What a shame that Jefferson and Washington didn't have you to advise them about the proper characteristics of "a healthy nation state."
=====================
rpt:
Because Saddam may have decided to mention the way Reagan and Rummy assisted him with lots of useful goodies, like cluster bombs, anthrax, bubonic plague and deadly pesticides (deadly against humans, that is).
And of course Reagan and Rummy did this right around the same time that Saddam was gassing civilians. We were helping a war criminal, but that was OK, because he was our war criminal. Better for all that to be forgotten.
Rock On said,
Reminds me of that joke in the movie "Blazing Saddles" --
Charlie: They said you was hung!
Sheriff Bart: And they was right!
That has always been an interesting idea. So, which opinions and which men?

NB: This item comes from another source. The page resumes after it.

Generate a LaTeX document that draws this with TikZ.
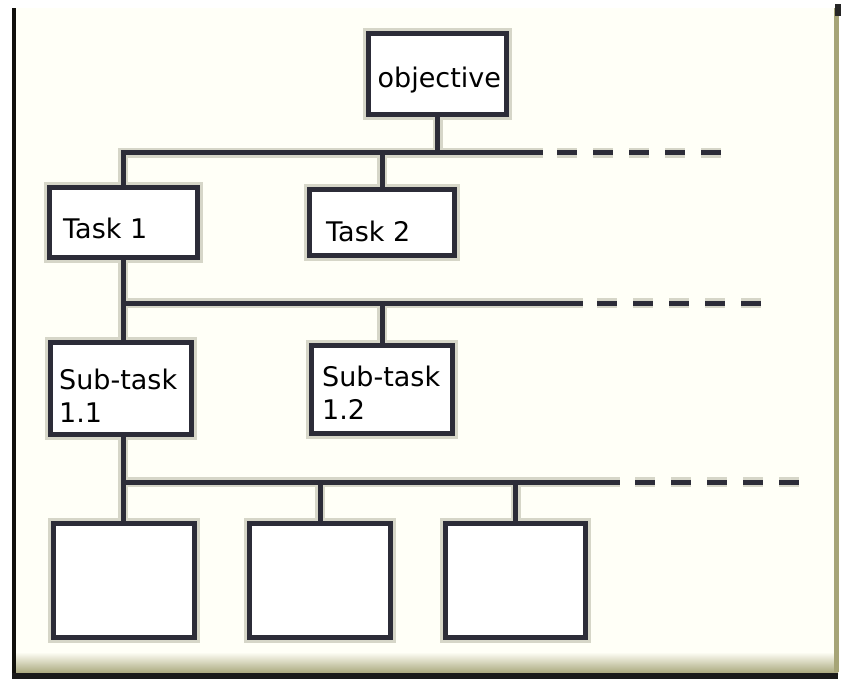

The ones who are worth taking seriously. Not you, in other words.
Does that mean other opinions are rejected? Even if they are held by members of the international community?
I think you're more likely a part of the interplanetary community, but that's not what the Founders were talking about.
I could probably explain it to someone else, but I couldn't explain it to you. You'd have to travel to Earth first. When you do, drop us a line.
OK. Can we presume you quoted that for some reason? How about just explaining to the general readership how an educated citizen respects the opinions of mankind when they contradict each other?
I'll seriously consider addressing "the general readership" if and when I hear a question from "the general readership." So far I just hear some incoherent mumbling from a distant galaxy.
No.
So, I'll stick with my initial statement that:
One sign of a healthy nation state is that it handles its own affairs without regard to what the INTERNATIONAL COMMUNITY thinks.
Not exactly. It's more like few are interested in sending messages to distant galaxies. Let us know when you get closer to this one.
At the time of the Declaration, what was the opinion of mankind regarding the ideas in the Declaration? Did mankind hold to a single opinion that supports theDeclaration, or were there a variety of opinions? How did Jefferson respect the opinions of mankind? How did he discriminate among them in choosing the ideas he then wrote into the Declaration?
He probably started by ignoring people who obviously don't intend to be taken seriously.
Likewise, a sign of a healthy nation state is that it handles its own affairs without regard to what the INTERNATIONAL COMMUNITY thinks.